Not that former blocking tight end Dan Campbell would have it any other way.

SPECIAL TEAMS

The Lions were a boringly average special teams unit this season.  And that’s good because the Rams special teams demands a lot of ink.

The Rams weren’t just the worst special teams in 2023.  With a -9.2% DVOA, they were nearly three times as bad as the Packers (-3.2%) as the second worst in the league.  That’s an impressive accomplishment in an era when players can fair catch kickoffs and take the ball to the 25-yard line, and they owe the bulk of it to their field goal kickers.  Veteran Brett Maher missed 6 of his 23 field goal attempts in the first two months and was handed his walking papers after three misses — one of which was an extra point — in a one-score loss to the Steelers in Week 7.  But Maher’s replacement Lucas Havrisik fared just as poorly with 5 missed field goals in 20 attempts and three missed extra points, and the Rams released him and re-signed Maher for Week 18 and presumably the playoffs. The Rams would be a massive favorite for a critical missed field goal this weekend if the Chiefs and Bills games weren’t facing forecasts of sub-freezing temperatures and high winds.
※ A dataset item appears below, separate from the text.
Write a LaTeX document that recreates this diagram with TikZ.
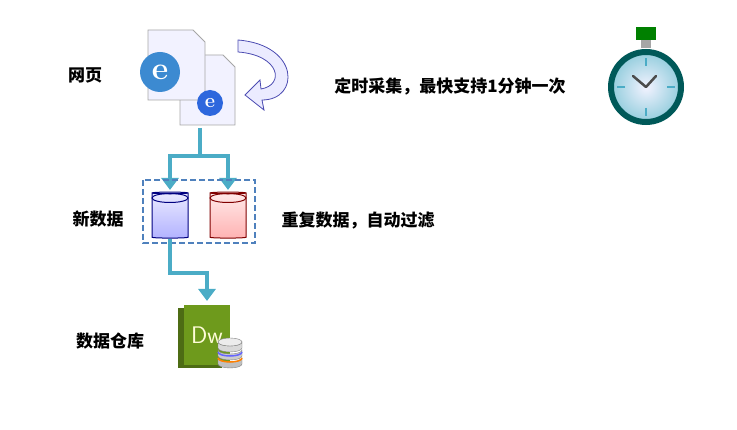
\documentclass[tikz,border=0pt]{standalone}
\usepackage{fontspec}
\newfontfamily\cjk{Noto Sans CJK SC}
\usetikzlibrary{shapes.geometric,arrows.meta}
\definecolor{flow}{HTML}{4BACC6}
\definecolor{dashblue}{HTML}{4F81BD}
\definecolor{dwg}{HTML}{6E9A1C}
\begin{document}
\begin{tikzpicture}[x=1pt,y=-1pt,
  lbl/.style={font=\cjk\bfseries\fontsize{17}{19}\selectfont,inner sep=0pt},
  flowline/.style={draw=flow,line width=3.5pt,-{Triangle[length=12pt,width=17pt]}},
  cyl/.style={cylinder,shape border rotate=90,aspect=0.25,minimum width=36pt,minimum height=46pt,draw,line width=1pt,shading=axis,shading angle=0},
  page/.style={draw=gray!70,fill=blue!5,line width=0.8pt}]
\useasboundingbox (0,0) rectangle (737,430);
% pages
\draw[page] (180,55) -- (223,55) -- (235,67) -- (235,125) -- (180,125) -- cycle;
\draw[page] (148,30) -- (193,30) -- (205,42) -- (205,100) -- (148,100) -- cycle;
\node[circle,fill=flow!80!blue,minimum size=40pt,font=\bfseries\fontsize{32}{32}\selectfont,text=white,inner sep=0pt] (ie) at (160,72) {e};
\node[circle,fill=flow!60!blue,minimum size=26pt,font=\bfseries\fontsize{20}{20}\selectfont,text=white,inner sep=0pt] (ie2) at (210,103) {e};
\node[lbl] (wy) at (85,75) {网页};
% curved arrow
\draw[fill=blue!8,draw=gray!60!blue,line width=0.8pt] (238,40) .. controls (300,45) and (300,100) .. (262,100) -- (264,110) -- (245,95) -- (260,80) -- (261,89) .. controls (285,85) and (280,55) .. (238,52) -- cycle;
\node[lbl] (ds) at (450,86) {定时采集，最快支持1分钟一次};
% stopwatch
\fill[green!50!black] (636,27) rectangle (656,40);
\fill[gray!70] (641,40) rectangle (651,48);
\node[circle,draw=teal!70!black,line width=6pt,inner color=blue!5,outer color=flow!60,minimum size=70pt] (sw) at (646,87) {};
\foreach \a in {0,90,180,270}\draw[flow,line width=2pt] (646,87) ++(\a:21) -- ++(\a:8);
\draw[gray!60!black,line width=2.5pt,line cap=round] (646,87) -- (633,76) (646,87) -- (656,76);
% flow
\coordinate (top) at (200,128);
\coordinate (split) at (200,156);
\draw[draw=flow,line width=3.5pt] (top) -- (split);
\draw[flowline] (split) -| (170,190);
\draw[flowline] (split) -| (228,190);
\draw[dashblue,line width=1.8pt,dash pattern=on 6pt off 3pt] (143,180) rectangle (255,243);
\node[cyl,draw=blue!50!black,top color=blue!8,bottom color=blue!30] (nd) at (170,216) {};
\node[cyl,draw=red!50!black,top color=red!8,bottom color=red!30] (rd) at (228,216) {};
\draw[blue!50!black,line width=1pt] (170,198) ellipse (18 and 4.5);
\draw[red!50!black,line width=1pt] (228,198) ellipse (18 and 4.5);
\node[lbl] (xsj) at (98,219) {新数据};
\node[lbl] (cf) at (358,221) {重复数据，自动过滤};
\draw[flowline] (nd.bottom) |- (207,273) -- (207,301);
% DW
\fill[dwg!70!black] (178,308) rectangle (222,368);
\node[fill=dwg,minimum width=46pt,minimum height=60pt,inner sep=0pt,font=\sffamily\fontsize{24}{24}\selectfont,text=white!85!yellow] (dw) at (207,335) {Dw};
\foreach \y/\c in {364/gray!50,356/gray!40,348/gray!30}
  \draw[fill=\c,draw=gray] (218,\y) -- (218,\y-6) arc[start angle=180,end angle=360,x radius=12,y radius=-4] -- (242,\y) arc[start angle=0,end angle=-180,x radius=12,y radius=-4];
\draw[fill=gray!15,draw=gray] (230,342) ellipse (12 and 4);
\draw[blue!60,line width=1.5pt] (218,352) arc[start angle=180,end angle=360,x radius=12,y radius=-4];
\draw[orange,line width=1.5pt] (218,358) arc[start angle=180,end angle=360,x radius=12,y radius=-4];
\node[lbl] (ck) at (110,341) {数据仓库};
\end{tikzpicture}
\end{document}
But the Rams won’t be in the clear even if Maher rediscovers his 2022 Cowboys form in the dome in Detroit.  They ranked bottom 10 in net kickoff and punt return yardage and sabotaged what would have been the signature win of their second-half surge by allowing a walk-off Tylan Wallace punt return touchdown in their overtime loss to the Ravens. The Lions may not have their normal punt returner Kalif Raymond, who was also injured in an unimportant Week 18.  But a substitute like St. Brown or Donovan Peoples-Jones would still be a major threat to score or at least flip field position on a punt this Sunday.

OUTLOOK

The Rams enter the weekend as three-point underdogs, but I suspect the public views them through the same sun-shaded lenses that they do their home city. The Rams have the star quarterback in Stafford.  They have the star coach in McVay.  They have the star receivers in Kupp and Nacua and the star running back in Williams. And they’ve won seven of their last eight games.  They’re simply a sexier pick, and they are a reasonable pick to win multiple games in a shaky NFC playoff bracket.

But I believe the Lions deserve their status as favorites, and not just for their traditional home-field advantage.  The Lions are deeper, and they are more balanced.  They may not have skill-player stars, but they have playmakers in St. Brown, Williams, and Gibbs.  They should win in both trenches.  And even with a wild-card decision-maker in Campbell, they should win the smaller battles on fourth downs and on special teams that have a way of combining to make a very big difference.  History is hardly on their side.  But Campbell and Goff seem to me to have the right dispositions to stare down a perceived Lions playoff curse, play to their potential, and advance Detroit to its first divisional round since Barry Sanders was 23 years old in 1991.